* [WHAT IS BEING ASKED]:
Scan the following material for the string "this" and copy each line in which it appears.

* [INFORMATION GIVEN]:

========

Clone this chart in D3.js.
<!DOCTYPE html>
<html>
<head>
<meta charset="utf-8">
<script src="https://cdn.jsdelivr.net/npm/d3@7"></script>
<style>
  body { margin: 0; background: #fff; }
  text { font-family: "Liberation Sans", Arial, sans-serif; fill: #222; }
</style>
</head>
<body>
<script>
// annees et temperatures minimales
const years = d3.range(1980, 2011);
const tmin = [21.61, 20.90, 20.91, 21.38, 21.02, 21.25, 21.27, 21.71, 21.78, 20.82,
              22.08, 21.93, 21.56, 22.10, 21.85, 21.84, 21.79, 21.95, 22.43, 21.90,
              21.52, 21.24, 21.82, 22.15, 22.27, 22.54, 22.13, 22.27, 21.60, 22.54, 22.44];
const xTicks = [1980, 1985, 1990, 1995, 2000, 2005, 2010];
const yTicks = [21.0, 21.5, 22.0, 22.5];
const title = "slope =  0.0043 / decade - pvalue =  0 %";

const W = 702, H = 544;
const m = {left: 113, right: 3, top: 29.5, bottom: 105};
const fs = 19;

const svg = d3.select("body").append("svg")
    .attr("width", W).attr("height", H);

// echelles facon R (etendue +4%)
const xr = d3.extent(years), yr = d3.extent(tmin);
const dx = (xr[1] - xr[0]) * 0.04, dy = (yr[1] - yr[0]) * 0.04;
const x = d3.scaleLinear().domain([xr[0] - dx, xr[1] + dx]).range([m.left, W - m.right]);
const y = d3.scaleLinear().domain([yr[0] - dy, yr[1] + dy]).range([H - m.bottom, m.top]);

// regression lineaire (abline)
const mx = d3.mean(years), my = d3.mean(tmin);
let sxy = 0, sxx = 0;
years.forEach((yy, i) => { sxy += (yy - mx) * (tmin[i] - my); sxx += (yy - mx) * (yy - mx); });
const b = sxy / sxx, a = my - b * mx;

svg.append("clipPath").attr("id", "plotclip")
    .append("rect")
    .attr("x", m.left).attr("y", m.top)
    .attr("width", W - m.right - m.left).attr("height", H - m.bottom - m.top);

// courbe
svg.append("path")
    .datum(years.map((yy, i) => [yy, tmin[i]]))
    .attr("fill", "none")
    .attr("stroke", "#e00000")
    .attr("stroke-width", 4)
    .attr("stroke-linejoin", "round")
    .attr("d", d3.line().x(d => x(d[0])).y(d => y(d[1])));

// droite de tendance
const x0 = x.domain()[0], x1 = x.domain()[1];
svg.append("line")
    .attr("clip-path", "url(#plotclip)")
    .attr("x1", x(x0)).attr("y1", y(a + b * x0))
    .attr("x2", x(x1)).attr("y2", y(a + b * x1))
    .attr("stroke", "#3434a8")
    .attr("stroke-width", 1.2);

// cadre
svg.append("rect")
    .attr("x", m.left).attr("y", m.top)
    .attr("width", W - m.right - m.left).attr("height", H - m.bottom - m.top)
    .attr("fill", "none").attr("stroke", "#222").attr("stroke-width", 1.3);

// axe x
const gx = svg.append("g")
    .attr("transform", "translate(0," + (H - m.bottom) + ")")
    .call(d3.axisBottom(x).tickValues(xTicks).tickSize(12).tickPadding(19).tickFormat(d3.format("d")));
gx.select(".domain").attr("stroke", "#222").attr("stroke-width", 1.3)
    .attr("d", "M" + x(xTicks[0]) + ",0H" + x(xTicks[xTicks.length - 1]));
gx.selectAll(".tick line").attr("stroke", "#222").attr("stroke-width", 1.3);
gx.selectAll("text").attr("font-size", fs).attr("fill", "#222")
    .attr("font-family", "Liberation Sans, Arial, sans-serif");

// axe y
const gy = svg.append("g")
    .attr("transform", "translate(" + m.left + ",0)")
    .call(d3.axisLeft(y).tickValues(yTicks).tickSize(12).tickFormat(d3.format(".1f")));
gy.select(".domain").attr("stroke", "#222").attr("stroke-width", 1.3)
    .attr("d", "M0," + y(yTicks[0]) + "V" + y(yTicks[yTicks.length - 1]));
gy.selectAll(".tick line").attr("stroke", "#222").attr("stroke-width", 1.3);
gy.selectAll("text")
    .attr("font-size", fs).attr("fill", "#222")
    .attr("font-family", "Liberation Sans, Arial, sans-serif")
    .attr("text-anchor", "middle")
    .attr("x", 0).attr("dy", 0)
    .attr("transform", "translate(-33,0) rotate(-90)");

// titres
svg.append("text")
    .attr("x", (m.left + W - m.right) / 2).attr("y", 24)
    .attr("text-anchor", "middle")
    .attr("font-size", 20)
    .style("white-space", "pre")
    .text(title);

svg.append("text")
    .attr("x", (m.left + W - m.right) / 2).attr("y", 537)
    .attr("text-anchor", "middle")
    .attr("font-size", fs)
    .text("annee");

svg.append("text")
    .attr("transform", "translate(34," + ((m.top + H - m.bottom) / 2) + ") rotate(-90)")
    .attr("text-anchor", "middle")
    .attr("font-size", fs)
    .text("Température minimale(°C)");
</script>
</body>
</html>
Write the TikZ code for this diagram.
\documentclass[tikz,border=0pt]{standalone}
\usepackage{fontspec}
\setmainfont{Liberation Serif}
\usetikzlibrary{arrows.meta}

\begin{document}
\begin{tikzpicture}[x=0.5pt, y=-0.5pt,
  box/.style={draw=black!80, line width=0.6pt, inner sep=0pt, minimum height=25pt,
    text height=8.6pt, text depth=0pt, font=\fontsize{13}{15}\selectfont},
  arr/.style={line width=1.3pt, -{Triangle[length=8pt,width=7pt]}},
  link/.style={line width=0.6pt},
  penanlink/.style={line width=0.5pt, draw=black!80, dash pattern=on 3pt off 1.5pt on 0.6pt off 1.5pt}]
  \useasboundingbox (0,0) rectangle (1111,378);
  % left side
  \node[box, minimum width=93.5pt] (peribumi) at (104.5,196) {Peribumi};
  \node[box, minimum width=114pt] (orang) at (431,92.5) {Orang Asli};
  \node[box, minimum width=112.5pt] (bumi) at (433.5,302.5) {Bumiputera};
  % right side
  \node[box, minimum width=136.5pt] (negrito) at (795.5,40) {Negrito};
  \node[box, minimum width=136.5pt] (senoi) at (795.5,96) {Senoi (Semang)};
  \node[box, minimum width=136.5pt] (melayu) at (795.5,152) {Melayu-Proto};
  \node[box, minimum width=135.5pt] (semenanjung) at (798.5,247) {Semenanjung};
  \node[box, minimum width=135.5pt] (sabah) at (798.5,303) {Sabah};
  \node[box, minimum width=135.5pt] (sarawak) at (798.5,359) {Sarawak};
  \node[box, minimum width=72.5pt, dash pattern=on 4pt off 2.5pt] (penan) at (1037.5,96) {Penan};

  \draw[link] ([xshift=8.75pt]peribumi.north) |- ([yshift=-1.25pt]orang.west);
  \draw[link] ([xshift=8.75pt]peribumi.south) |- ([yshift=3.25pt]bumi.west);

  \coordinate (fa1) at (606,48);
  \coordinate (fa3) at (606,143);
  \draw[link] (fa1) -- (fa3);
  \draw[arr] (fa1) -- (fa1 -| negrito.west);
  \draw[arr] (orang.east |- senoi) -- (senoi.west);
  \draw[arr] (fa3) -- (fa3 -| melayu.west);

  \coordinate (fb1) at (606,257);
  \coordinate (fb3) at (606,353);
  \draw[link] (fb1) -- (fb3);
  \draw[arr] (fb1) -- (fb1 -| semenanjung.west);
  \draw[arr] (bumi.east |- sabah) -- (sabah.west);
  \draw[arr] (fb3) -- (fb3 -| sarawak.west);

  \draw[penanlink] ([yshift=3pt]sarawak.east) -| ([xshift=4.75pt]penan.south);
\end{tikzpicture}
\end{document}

========

* [FULL OUTPUT]:
Clone this chart in D3.js.
Write the TikZ code for this diagram.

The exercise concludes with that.